*TASK REQUIREMENTS*
Reproduce the listing below exactly, beginning with its first line and ending with the line that holds "(o3) at (133,445)"; pictures are not part of the copy.

*DATA SECTION*

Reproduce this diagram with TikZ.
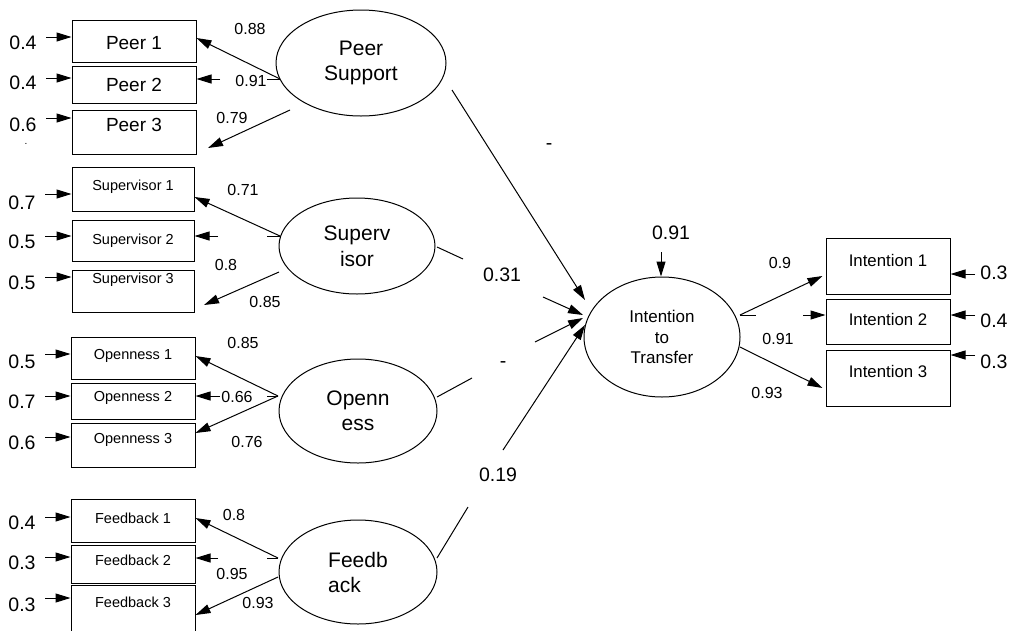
\documentclass[tikz,border=0pt]{standalone}
\usepackage{fontspec}
\setmainfont{Liberation Sans}
\usetikzlibrary{arrows.meta,shapes.geometric,calc}
\begin{document}
\begin{tikzpicture}[x=1pt,y=-1pt, line width=1pt,
 arr/.style={-{Triangle[length=15pt,width=9pt]}},
 box/.style={draw, rectangle, inner sep=0pt},
 big/.style={font=\fontsize{19.5}{22}\selectfont, inner sep=0pt},
 lod/.style={font=\fontsize{16}{19}\selectfont, inner sep=0pt},
 latent/.style={draw, ellipse, inner sep=0pt, align=center, font=\fontsize{21}{25}\selectfont},
 ittstyle/.style={draw, ellipse, inner sep=0pt, align=center, font=\fontsize{17}{20.5}\selectfont},
 pfont/.style={font=\fontsize{19}{22}\selectfont},
 sfont/.style={font=\fontsize{14.5}{17}\selectfont},
 ifont/.style={font=\fontsize{16.8}{19}\selectfont},
 ]
\useasboundingbox (0,0) rectangle (1012,630);
\clip (0,0) rectangle (1012,630);

% ---------- indicator boxes ----------
\node[box, minimum width=124pt, minimum height=42pt, label={[pfont, yshift=-2pt]center:Peer 1}] (p1) at (134,41) {};
\node[box, minimum width=124pt, minimum height=37pt, label={[pfont]center:Peer 2}] (p2) at (134,84.5) {};
\node[box, minimum width=124pt, minimum height=44pt, label={[pfont, yshift=7pt]center:Peer 3}] (p3) at (134,132) {};

\node[box, minimum width=122pt, minimum height=44pt, label={[sfont, yshift=2pt]center:Supervisor 1}] (s1) at (133,189) {};
\node[box, minimum width=122pt, minimum height=41pt, label={[sfont]center:Supervisor 2}] (s2) at (133,240.5) {};
\node[box, minimum width=122pt, minimum height=42pt, label={[sfont, yshift=11pt]center:Supervisor 3}] (s3) at (133,291) {};

\node[box, minimum width=124pt, minimum height=42pt, label={[sfont, yshift=2pt]center:Openness 1}] (o1) at (133,358) {};
\node[box, minimum width=124pt, minimum height=36pt, label={[sfont, yshift=3pt]center:Openness 2}] (o2) at (133,401) {};
\node[box, minimum width=124pt, minimum height=44pt, label={[sfont, yshift=5pt]center:Openness 3}] (o3) at (133,445) {};

\node[box, minimum width=124pt, minimum height=43pt, label={[sfont, yshift=2.5pt]center:Feedback 1}] (f1) at (133,520.5) {};
\node[box, minimum width=124pt, minimum height=38pt, label={[sfont, yshift=4pt]center:Feedback 2}] (f2) at (133,564) {};
\node[box, minimum width=124pt, minimum height=60pt, label={[sfont, yshift=13pt]center:Feedback 3}] (f3) at (133,615) {};

\node[box, minimum width=124pt, minimum height=56pt, label={[ifont, yshift=6pt]center:Intention 1}] (i1) at (888,266) {};
\node[box, minimum width=124pt, minimum height=45pt, label={[ifont, yshift=2.5pt]center:Intention 2}] (i2) at (888,321.5) {};
\node[box, minimum width=124pt, minimum height=56pt, label={[ifont, yshift=7pt]center:Intention 3}] (i3) at (888,378) {};

% ---------- latent variables ----------
\node[latent, minimum width=170pt, minimum height=106pt] (ps) at (361,63) {Peer\\Support};
\node[latent, minimum width=156pt, minimum height=96pt, font=\fontsize{21}{26}\selectfont] (su) at (357,246) {Superv\\isor};
\node[latent, minimum width=158pt, minimum height=104pt] (op) at (358,411) {Openn\\ess};
\node[latent, minimum width=158pt, minimum height=104pt, align=left] (fb) at (358,572) {Feedb\\ack};
\node[ittstyle, minimum width=156pt, minimum height=120pt] (itt) at (662,337) {Intention\\to\\Transfer};

% ---------- error terms (left) ----------
\node[big] (ep1) at (23,43) {0.4};  \coordinate (ap1) at (46,37);  \draw[arr] (ap1) -- (ap1 -| p1.west);
\node[big] (ep2) at (23,83) {0.4};  \coordinate (ap2) at (46,78);  \draw[arr] (ap2) -- (ap2 -| p2.west);
\node[big] (ep3) at (23,125) {0.6}; \coordinate (ap3) at (46,118); \draw[arr] (ap3) -- (ap3 -| p3.west);
\node[inner sep=0pt, font=\fontsize{10}{10}\selectfont] (dot) at (26,144) {.};

\node[big] (es1) at (22,203) {0.7}; \coordinate (as1) at (45,194); \draw[arr] (as1) -- (as1 -| s1.west);
\node[big] (es2) at (22,242) {0.5}; \coordinate (as2) at (45,236); \draw[arr] (as2) -- (as2 -| s2.west);
\node[big] (es3) at (22,283) {0.5}; \coordinate (as3) at (45,277); \draw[arr] (as3) -- (as3 -| s3.west);

\node[big] (eo1) at (22,362) {0.5}; \coordinate (ao1) at (45,354); \draw[arr] (ao1) -- (ao1 -| o1.west);
\node[big] (eo2) at (22,402) {0.7}; \coordinate (ao2) at (45,396); \draw[arr] (ao2) -- (ao2 -| o2.west);
\node[big] (eo3) at (22,443) {0.6}; \coordinate (ao3) at (45,437); \draw[arr] (ao3) -- (ao3 -| o3.west);

\node[big] (ef1) at (22,523) {0.4}; \coordinate (af1) at (45,517); \draw[arr] (af1) -- (af1 -| f1.west);
\node[big] (ef2) at (22,563) {0.3}; \coordinate (af2) at (45,557); \draw[arr] (af2) -- (af2 -| f2.west);
\node[big] (ef3) at (22,605) {0.3}; \coordinate (af3) at (45,598); \draw[arr] (af3) -- (af3 -| f3.west);

% ---------- error terms (right) ----------
\node[big] (ei1) at (994,273) {0.3}; \coordinate (ai1) at (975,274); \draw[arr] (ai1) -- (ai1 -| i1.east);
\node[big] (ei2) at (994,321) {0.4}; \coordinate (ai2) at (975,315); \draw[arr] (ai2) -- (ai2 -| i2.east);
\node[big] (ei3) at (994,362) {0.3}; \coordinate (ai3) at (975,355); \draw[arr] (ai3) -- (ai3 -| i3.east);

\node[big] (eitt) at (671,233) {0.91}; \coordinate (aitt) at (661,252); \draw[arr] (aitt) -- (aitt |- itt.north);

% ---------- loadings: Peer Support ----------
\coordinate (psA) at (280,79); \coordinate (psB) at (267,79); \coordinate (psC) at (220,79);
\coordinate (psD) at (290,110); \coordinate (psE) at (208,148);
\draw[arr] (psA) -- ([yshift=3pt]p1.east);
\draw (psA) -- (psB);
\draw[arr] (psC) -- ([yshift=5.5pt]p2.east);
\draw[arr] (psD) -- (psE);
\node[lod] (l88) at (250,29) {0.88};
\node[lod] (l91a) at (251,81) {0.91};
\node[lod] (l79) at (232,118) {0.79};

% ---------- loadings: Supervisor ----------
\coordinate (suA) at (280,236); \coordinate (suB) at (267,236); \coordinate (suC) at (218,236);
\coordinate (suD) at (279,272); \coordinate (suE) at (204,305);
\draw[arr] (suA) -- ([yshift=-8pt]s1.east);
\draw (suA) -- (suB);
\draw[arr] (suC) -- ([yshift=4.5pt]s2.east);
\draw[arr] (suD) -- (suE);
\node[lod] (l71) at (243,190) {0.71};
\node[lod] (l8a) at (226,265) {0.8};
\node[lod] (l85a) at (265,302) {0.85};

% ---------- loadings: Openness ----------
\coordinate (opA) at (278,396); \coordinate (opB) at (267,396); \coordinate (opC) at (220,396);
\draw[arr] (opA) -- ([yshift=2pt]o1.east);
\draw (opA) -- (opB);
\draw[arr] (opC) -- ([yshift=5pt]o2.east);
\draw[arr] (opA) -- ([yshift=12pt]o3.east);
\node[lod] (l85b) at (243,343) {0.85};
\node[lod] (l66) at (237,397) {0.66};
\node[lod] (l76) at (247,442) {0.76};

% ---------- loadings: Feedback ----------
\coordinate (fbA) at (278,558); \coordinate (fbB) at (267,558); \coordinate (fbC) at (218,558);
\coordinate (fbD) at (278,577);
\draw[arr] (fbA) -- ([yshift=2.5pt]f1.east);
\draw (fbA) -- (fbB);
\draw[arr] (fbC) -- ([yshift=6pt]f2.east);
\draw[arr] (fbD) -- (f3.east);
\node[lod] (l8b) at (234,515) {0.8};
\node[lod] (l95) at (232,574) {0.95};
\node[lod] (l93a) at (258,603) {0.93};

% ---------- loadings: Intention to Transfer ----------
\coordinate (itA) at (740,315); \coordinate (itB) at (756,315); \coordinate (itC) at (803,315);
\coordinate (itD) at (740,347);
\draw[arr] (itA) -- ([xshift=-3pt,yshift=-10pt]i1.west);
\draw (itA) -- (itB);
\draw[arr] (itC) -- ([yshift=6.5pt]i2.west);
\draw[arr] (itD) -- ([xshift=-3pt,yshift=-10pt]i3.west);
\node[lod] (l9) at (780,263) {0.9};
\node[lod] (l91b) at (778,339) {0.91};
\node[lod] (l93b) at (767,393) {0.93};

% ---------- structural paths ----------
\coordinate (psS) at (452,90); \coordinate (ittP) at (585,300);
\draw[arr] (psS) -- (ittP);
\node[big] (gps) at (549,147) {-};

\coordinate (suS) at (437,247); \coordinate (suT) at (463,259);
\coordinate (suU) at (543,297); \coordinate (ittS) at (583,315);
\draw (suS) -- (suT);
\draw[arr] (suU) -- (ittS);
\node[big] (gsu) at (502,275) {0.31};

\coordinate (opS) at (437,397); \coordinate (opT) at (472,378);
\coordinate (opU) at (535,342); \coordinate (ittO) at (583,318);
\draw (opS) -- (opT);
\draw[arr] (opU) -- (ittO);
\node[big] (gop) at (503,365) {-};

\coordinate (fbS) at (437,558); \coordinate (fbT) at (468,507);
\coordinate (fbU) at (503,450); \coordinate (ittF) at (585,325);
\draw (fbS) -- (fbT);
\draw[arr] (fbU) -- (ittF);
\node[big] (gfb) at (498,475) {0.19};
\end{tikzpicture}
\end{document}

*THE ANSWER*
Reproduce this diagram with TikZ.
\documentclass[tikz,border=0pt]{standalone}
\usepackage{fontspec}
\setmainfont{Liberation Sans}
\usetikzlibrary{arrows.meta,shapes.geometric,calc}
\begin{document}
\begin{tikzpicture}[x=1pt,y=-1pt, line width=1pt,
 arr/.style={-{Triangle[length=15pt,width=9pt]}},
 box/.style={draw, rectangle, inner sep=0pt},
 big/.style={font=\fontsize{19.5}{22}\selectfont, inner sep=0pt},
 lod/.style={font=\fontsize{16}{19}\selectfont, inner sep=0pt},
 latent/.style={draw, ellipse, inner sep=0pt, align=center, font=\fontsize{21}{25}\selectfont},
 ittstyle/.style={draw, ellipse, inner sep=0pt, align=center, font=\fontsize{17}{20.5}\selectfont},
 pfont/.style={font=\fontsize{19}{22}\selectfont},
 sfont/.style={font=\fontsize{14.5}{17}\selectfont},
 ifont/.style={font=\fontsize{16.8}{19}\selectfont},
 ]
\useasboundingbox (0,0) rectangle (1012,630);
\clip (0,0) rectangle (1012,630);

% ---------- indicator boxes ----------
\node[box, minimum width=124pt, minimum height=42pt, label={[pfont, yshift=-2pt]center:Peer 1}] (p1) at (134,41) {};
\node[box, minimum width=124pt, minimum height=37pt, label={[pfont]center:Peer 2}] (p2) at (134,84.5) {};
\node[box, minimum width=124pt, minimum height=44pt, label={[pfont, yshift=7pt]center:Peer 3}] (p3) at (134,132) {};

\node[box, minimum width=122pt, minimum height=44pt, label={[sfont, yshift=2pt]center:Supervisor 1}] (s1) at (133,189) {};
\node[box, minimum width=122pt, minimum height=41pt, label={[sfont]center:Supervisor 2}] (s2) at (133,240.5) {};
\node[box, minimum width=122pt, minimum height=42pt, label={[sfont, yshift=11pt]center:Supervisor 3}] (s3) at (133,291) {};

\node[box, minimum width=124pt, minimum height=42pt, label={[sfont, yshift=2pt]center:Openness 1}] (o1) at (133,358) {};
\node[box, minimum width=124pt, minimum height=36pt, label={[sfont, yshift=3pt]center:Openness 2}] (o2) at (133,401) {};
\node[box, minimum width=124pt, minimum height=44pt, label={[sfont, yshift=5pt]center:Openness 3}] (o3) at (133,445) {};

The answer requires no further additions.